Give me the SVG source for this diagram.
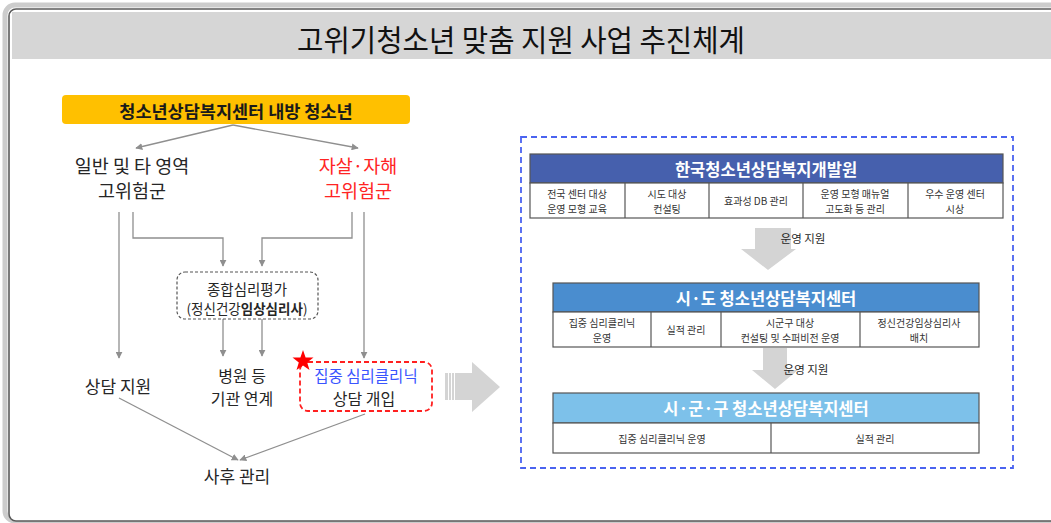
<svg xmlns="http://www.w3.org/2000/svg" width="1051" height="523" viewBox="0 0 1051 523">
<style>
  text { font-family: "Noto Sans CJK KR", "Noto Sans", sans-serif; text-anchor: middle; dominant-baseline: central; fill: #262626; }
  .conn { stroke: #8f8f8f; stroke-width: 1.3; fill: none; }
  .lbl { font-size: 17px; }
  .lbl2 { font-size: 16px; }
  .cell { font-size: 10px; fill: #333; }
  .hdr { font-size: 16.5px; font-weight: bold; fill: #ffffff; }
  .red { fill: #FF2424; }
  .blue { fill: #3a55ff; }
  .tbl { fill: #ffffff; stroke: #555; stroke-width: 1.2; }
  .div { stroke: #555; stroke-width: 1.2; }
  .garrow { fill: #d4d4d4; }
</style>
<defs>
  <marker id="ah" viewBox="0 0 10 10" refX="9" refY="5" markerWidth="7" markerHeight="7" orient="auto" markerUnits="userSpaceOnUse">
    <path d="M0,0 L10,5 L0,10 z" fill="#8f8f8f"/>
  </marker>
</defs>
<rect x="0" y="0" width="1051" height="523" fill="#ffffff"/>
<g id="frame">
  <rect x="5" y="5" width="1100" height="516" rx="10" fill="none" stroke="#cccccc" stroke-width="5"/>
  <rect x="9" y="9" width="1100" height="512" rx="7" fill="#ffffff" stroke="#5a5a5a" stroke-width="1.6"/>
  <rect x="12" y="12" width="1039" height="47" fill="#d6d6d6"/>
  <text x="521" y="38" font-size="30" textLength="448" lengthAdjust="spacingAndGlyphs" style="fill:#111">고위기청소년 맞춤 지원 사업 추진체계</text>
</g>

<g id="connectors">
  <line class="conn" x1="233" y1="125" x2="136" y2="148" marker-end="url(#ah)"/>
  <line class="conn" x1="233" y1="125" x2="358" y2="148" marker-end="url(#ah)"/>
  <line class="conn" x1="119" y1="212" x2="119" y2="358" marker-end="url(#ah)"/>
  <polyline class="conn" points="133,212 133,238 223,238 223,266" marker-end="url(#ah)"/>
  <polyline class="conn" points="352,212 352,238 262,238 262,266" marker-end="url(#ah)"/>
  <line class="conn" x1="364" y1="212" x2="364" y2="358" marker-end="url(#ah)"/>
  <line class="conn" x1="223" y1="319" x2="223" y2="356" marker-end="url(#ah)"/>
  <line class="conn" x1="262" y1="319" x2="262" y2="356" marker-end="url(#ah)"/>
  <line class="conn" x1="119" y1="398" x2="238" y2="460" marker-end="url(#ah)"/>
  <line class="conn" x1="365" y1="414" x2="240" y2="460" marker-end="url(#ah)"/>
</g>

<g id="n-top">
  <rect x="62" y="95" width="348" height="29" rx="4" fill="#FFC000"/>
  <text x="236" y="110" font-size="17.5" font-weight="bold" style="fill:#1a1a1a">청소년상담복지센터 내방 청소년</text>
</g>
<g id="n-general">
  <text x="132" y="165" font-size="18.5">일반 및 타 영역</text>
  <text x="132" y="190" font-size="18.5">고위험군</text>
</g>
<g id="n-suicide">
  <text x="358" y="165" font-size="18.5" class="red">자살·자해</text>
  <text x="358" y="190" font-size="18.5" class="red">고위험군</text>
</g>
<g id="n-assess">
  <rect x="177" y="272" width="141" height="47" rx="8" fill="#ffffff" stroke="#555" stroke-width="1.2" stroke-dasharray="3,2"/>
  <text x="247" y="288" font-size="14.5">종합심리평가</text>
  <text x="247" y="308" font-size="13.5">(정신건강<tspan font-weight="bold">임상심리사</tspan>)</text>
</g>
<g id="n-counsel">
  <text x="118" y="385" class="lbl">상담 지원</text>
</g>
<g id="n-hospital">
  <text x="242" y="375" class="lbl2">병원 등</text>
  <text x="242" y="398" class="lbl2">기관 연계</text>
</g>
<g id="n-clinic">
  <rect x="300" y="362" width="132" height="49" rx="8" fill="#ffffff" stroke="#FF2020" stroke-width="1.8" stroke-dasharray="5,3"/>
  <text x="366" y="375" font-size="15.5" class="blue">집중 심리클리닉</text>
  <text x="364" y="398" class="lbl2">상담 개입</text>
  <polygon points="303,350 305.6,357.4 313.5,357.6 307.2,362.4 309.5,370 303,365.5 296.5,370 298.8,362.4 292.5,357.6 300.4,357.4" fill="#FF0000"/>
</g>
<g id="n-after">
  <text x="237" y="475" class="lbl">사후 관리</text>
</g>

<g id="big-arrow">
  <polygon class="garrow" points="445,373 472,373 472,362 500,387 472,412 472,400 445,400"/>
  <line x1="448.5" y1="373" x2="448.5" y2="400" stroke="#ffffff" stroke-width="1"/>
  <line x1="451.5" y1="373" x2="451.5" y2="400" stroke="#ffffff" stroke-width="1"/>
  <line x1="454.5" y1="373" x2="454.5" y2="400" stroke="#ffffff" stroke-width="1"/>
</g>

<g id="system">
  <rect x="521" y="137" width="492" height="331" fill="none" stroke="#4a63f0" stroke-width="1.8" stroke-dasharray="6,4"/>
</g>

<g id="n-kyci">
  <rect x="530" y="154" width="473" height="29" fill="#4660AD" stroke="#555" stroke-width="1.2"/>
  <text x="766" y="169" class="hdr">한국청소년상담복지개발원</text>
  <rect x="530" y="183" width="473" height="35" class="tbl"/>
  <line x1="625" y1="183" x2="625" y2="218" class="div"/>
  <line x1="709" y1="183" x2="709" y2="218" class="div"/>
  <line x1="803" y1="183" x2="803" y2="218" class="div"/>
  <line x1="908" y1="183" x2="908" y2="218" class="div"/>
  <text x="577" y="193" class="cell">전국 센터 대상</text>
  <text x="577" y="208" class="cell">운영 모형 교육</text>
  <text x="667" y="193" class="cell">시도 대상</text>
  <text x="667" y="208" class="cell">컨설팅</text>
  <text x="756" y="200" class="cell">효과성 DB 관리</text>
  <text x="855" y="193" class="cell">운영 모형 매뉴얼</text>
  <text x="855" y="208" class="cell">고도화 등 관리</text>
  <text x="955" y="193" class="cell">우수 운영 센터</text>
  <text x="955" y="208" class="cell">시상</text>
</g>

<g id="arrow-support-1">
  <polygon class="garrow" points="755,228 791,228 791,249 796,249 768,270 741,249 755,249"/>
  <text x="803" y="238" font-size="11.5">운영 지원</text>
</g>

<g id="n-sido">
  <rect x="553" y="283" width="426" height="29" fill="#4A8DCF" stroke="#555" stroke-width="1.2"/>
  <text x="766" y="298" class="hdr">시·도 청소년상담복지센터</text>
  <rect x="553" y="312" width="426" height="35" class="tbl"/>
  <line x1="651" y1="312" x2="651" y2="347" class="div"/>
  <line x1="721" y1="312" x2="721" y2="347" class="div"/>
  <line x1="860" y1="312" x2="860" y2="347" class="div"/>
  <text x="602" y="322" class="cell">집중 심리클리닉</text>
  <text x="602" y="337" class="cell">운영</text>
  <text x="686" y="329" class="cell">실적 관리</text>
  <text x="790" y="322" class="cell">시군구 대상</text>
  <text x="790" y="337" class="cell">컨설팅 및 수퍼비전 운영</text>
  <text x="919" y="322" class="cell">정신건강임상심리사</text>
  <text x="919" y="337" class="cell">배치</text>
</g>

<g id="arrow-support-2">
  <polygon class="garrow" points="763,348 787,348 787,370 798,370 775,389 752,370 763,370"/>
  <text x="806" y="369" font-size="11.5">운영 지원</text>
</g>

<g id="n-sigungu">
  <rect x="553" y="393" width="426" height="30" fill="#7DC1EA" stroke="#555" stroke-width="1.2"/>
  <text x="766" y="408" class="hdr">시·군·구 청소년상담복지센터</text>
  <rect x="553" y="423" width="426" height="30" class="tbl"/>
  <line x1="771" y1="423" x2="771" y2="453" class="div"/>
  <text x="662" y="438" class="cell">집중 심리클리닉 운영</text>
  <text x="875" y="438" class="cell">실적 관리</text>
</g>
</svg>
────────────────────────────────────────
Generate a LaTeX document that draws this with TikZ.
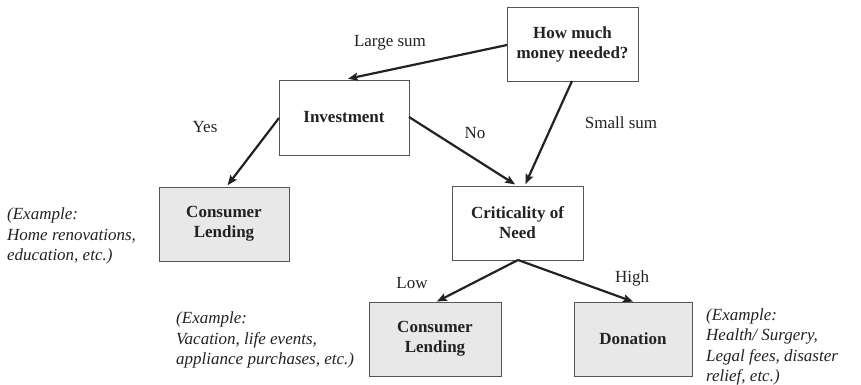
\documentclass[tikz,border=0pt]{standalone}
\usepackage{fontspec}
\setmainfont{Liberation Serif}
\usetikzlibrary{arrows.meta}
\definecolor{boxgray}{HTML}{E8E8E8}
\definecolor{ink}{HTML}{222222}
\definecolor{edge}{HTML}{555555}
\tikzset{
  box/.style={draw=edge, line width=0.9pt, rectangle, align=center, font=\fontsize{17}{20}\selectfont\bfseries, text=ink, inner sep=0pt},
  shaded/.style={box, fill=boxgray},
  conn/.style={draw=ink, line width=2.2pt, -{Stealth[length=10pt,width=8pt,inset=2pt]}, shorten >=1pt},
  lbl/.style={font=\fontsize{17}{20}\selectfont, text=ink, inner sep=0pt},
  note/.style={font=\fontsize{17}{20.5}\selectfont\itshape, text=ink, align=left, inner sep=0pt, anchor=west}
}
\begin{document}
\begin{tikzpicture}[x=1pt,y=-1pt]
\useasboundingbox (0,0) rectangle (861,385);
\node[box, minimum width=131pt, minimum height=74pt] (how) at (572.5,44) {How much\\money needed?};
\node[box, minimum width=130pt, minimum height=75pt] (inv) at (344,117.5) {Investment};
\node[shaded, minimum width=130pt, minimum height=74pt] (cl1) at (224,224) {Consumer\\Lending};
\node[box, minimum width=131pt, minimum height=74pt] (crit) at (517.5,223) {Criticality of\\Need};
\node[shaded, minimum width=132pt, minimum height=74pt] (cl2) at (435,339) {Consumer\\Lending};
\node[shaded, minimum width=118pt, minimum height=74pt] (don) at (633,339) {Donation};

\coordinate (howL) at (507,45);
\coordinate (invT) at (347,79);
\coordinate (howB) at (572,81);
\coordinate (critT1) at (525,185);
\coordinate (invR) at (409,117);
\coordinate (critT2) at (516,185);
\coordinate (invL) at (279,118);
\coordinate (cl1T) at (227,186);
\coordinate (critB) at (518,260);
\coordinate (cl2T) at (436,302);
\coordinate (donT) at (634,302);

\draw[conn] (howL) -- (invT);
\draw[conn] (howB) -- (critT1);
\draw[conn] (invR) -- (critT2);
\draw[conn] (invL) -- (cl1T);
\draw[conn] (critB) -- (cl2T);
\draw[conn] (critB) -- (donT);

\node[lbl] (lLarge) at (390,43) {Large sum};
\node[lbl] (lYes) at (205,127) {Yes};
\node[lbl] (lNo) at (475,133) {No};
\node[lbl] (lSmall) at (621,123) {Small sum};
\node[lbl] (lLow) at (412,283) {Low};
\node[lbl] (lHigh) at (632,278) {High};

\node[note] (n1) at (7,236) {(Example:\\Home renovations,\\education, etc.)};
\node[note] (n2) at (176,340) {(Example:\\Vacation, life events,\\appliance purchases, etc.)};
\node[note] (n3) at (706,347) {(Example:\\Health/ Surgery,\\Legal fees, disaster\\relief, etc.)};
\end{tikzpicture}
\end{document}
────────────────────────────────────────
What you are asked to do
The lines to collect are those holding the string "this"; copy them all.

Solved exercise
Give me the SVG source for this diagram.
Generate a LaTeX document that draws this with TikZ.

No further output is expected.